Nothing after the line with "mono = 'Liberation Mono'" belongs in the copy; extract the lines below from the top through that line, pictures left out.
■ ■ ■ ■ ■ ■ ■
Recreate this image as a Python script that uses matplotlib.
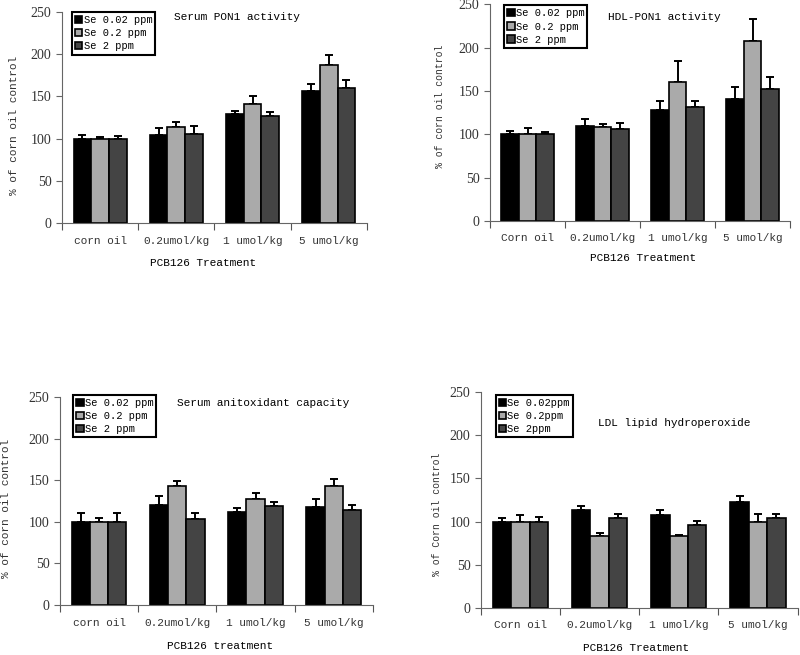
import matplotlib
matplotlib.use('Agg')
import matplotlib.pyplot as plt
import numpy as np

series = ['Se 0.02 ppm', 'Se 0.2 ppm', 'Se 2 ppm']
series4 = ['Se 0.02ppm', 'Se 0.2ppm', 'Se 2ppm']
doses = ['0.2umol/kg', '1 umol/kg', '5 umol/kg']

# serum PON1 activity (rows = Se group, cols = treatment)
pon1 = [[100, 104, 129, 156], [100, 114, 141, 187], [100, 105, 127, 160]]
pon1_err = [[4, 9, 4, 9], [2, 6, 9, 12], [3, 10, 5, 10]]
# HDL-PON1 activity
hdl = [[100, 109, 128, 141], [100, 108, 160, 208], [100, 106, 132, 152]]
hdl_err = [[4, 9, 10, 14], [7, 4, 25, 25], [3, 7, 6, 14]]
# serum antioxidant capacity
aox = [[100, 120, 112, 118], [100, 143, 128, 143], [100, 103, 119, 114]]
aox_err = [[11, 11, 5, 10], [5, 6, 7, 9], [11, 7, 5, 6]]
# LDL lipid hydroperoxide
ldl = [[100, 113, 107, 123], [100, 83, 83, 100], [100, 104, 96, 104]]
ldl_err = [[4, 5, 6, 7], [7, 4, 1, 9], [5, 5, 5, 5]]

colors = ['#000000', '#aaaaaa', '#444444']
mono = 'Liberation Mono'

panels = [
    dict(pos=[0.0775, 0.6595, 0.381, 0.322], vals=pon1, err=pon1_err, labels=series,
         cats=['corn oil'] + doses, title='Serum PON1 activity', tpos=(0.574, 0.976),
         leg=(0.033, 1.0), xl='PCB126 Treatment', xlpos=(0.254, 0.598),
         yl='% of corn oil control', ylpos=(0.017, 0.808), ylfs=8),
    dict(pos=[0.6125, 0.6626, 0.375, 0.331], vals=hdl, err=hdl_err, labels=series,
         cats=['Corn oil'] + doses, title='HDL-PON1 activity', tpos=(0.58, 0.94),
         leg=(0.047, 0.995), xl='PCB126 Treatment', xlpos=(0.804, 0.606),
         yl='% of corn oil control', ylpos=(0.55, 0.837), ylfs=7),
    dict(pos=[0.075, 0.0763, 0.391, 0.3176], vals=aox, err=aox_err, labels=series,
         cats=['corn oil'] + doses, title='Serum anitoxidant capacity', tpos=(0.649, 0.971),
         leg=(0.042, 1.01), xl='PCB126 treatment', xlpos=(0.275, 0.0137),
         yl='% of corn oil control', ylpos=(0.008, 0.224), ylfs=8),
    dict(pos=[0.601, 0.0718, 0.396, 0.33], vals=ldl, err=ldl_err, labels=series4,
         cats=['Corn oil'] + doses, title='LDL lipid hydroperoxide', tpos=(0.612, 0.856),
         leg=(0.047, 0.986), xl='PCB126 Treatment', xlpos=(0.795, 0.011),
         yl='% of Corn oil control', ylpos=(0.546, 0.215), ylfs=7),
]

fig = plt.figure(figsize=(8, 6.55), dpi=100)
w = 0.232
x = np.arange(4)
for p in panels:
    ax = fig.add_axes(p['pos'])
    for i in range(3):
        ax.bar(x + (i - 1) * w, p['vals'][i], w, color=colors[i], edgecolor='black',
               linewidth=1.2, label=p['labels'][i], zorder=2)
        ax.errorbar(x + (i - 1) * w, p['vals'][i], yerr=[np.zeros(4), p['err'][i]],
                    fmt='none', ecolor='black', elinewidth=1.4, capsize=3, capthick=1.4, zorder=1)
    ax.set_xlim(-0.5, 3.5)
    ax.set_ylim(0, 250)
    ax.set_yticks(range(0, 251, 50))
    ax.set_yticklabels([str(v) for v in range(0, 251, 50)], family='Liberation Serif', fontsize=10, color='#333333')
    ax.set_xticks(np.arange(-0.5, 3.6, 1))
    ax.set_xticklabels([])
    ax.set_xticks(x, minor=True)
    ax.set_xticklabels(p['cats'], minor=True, family=mono, fontsize=8, color='#333333')
    ax.tick_params(axis='x', which='minor', length=0, pad=9)
    ax.tick_params(axis='x', which='major', length=5, direction='out', color='#555555')
    ax.tick_params(axis='y', length=4, color='#666666')
    for s in ['top', 'right']:
        ax.spines[s].set_visible(False)
    for s in ['left', 'bottom']:
        ax.spines[s].set_color('#666666')
    ax.text(p['tpos'][0], p['tpos'][1], p['title'], transform=ax.transAxes, ha='center', va='center',
            family=mono, fontsize=8)
    leg = ax.legend(loc='upper left', bbox_to_anchor=p['leg'], prop={'family': mono, 'size': 7.5},
                    handlelength=0.7, handleheight=0.7, handletextpad=0.1, borderpad=0.3,
                    labelspacing=0.3, fancybox=False, framealpha=1, edgecolor='black', borderaxespad=0)
    leg.get_frame().set_linewidth(1.5)
    fig.text(p['xlpos'][0], p['xlpos'][1], p['xl'], ha='center', va='center', family=mono, fontsize=8)
    fig.text(p['ylpos'][0], p['ylpos'][1], p['yl'], ha='center', va='center', rotation=90,
             family=mono, fontsize=p['ylfs'], color='#333333')

fig.savefig('out.png', dpi=100)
■ ■ ■ ■ ■ ■ ■
Right answer:
Recreate this image as a Python script that uses matplotlib.
import matplotlib
matplotlib.use('Agg')
import matplotlib.pyplot as plt
import numpy as np

series = ['Se 0.02 ppm', 'Se 0.2 ppm', 'Se 2 ppm']
series4 = ['Se 0.02ppm', 'Se 0.2ppm', 'Se 2ppm']
doses = ['0.2umol/kg', '1 umol/kg', '5 umol/kg']

# serum PON1 activity (rows = Se group, cols = treatment)
pon1 = [[100, 104, 129, 156], [100, 114, 141, 187], [100, 105, 127, 160]]
pon1_err = [[4, 9, 4, 9], [2, 6, 9, 12], [3, 10, 5, 10]]
# HDL-PON1 activity
hdl = [[100, 109, 128, 141], [100, 108, 160, 208], [100, 106, 132, 152]]
hdl_err = [[4, 9, 10, 14], [7, 4, 25, 25], [3, 7, 6, 14]]
# serum antioxidant capacity
aox = [[100, 120, 112, 118], [100, 143, 128, 143], [100, 103, 119, 114]]
aox_err = [[11, 11, 5, 10], [5, 6, 7, 9], [11, 7, 5, 6]]
# LDL lipid hydroperoxide
ldl = [[100, 113, 107, 123], [100, 83, 83, 100], [100, 104, 96, 104]]
ldl_err = [[4, 5, 6, 7], [7, 4, 1, 9], [5, 5, 5, 5]]

colors = ['#000000', '#aaaaaa', '#444444']
mono = 'Liberation Mono'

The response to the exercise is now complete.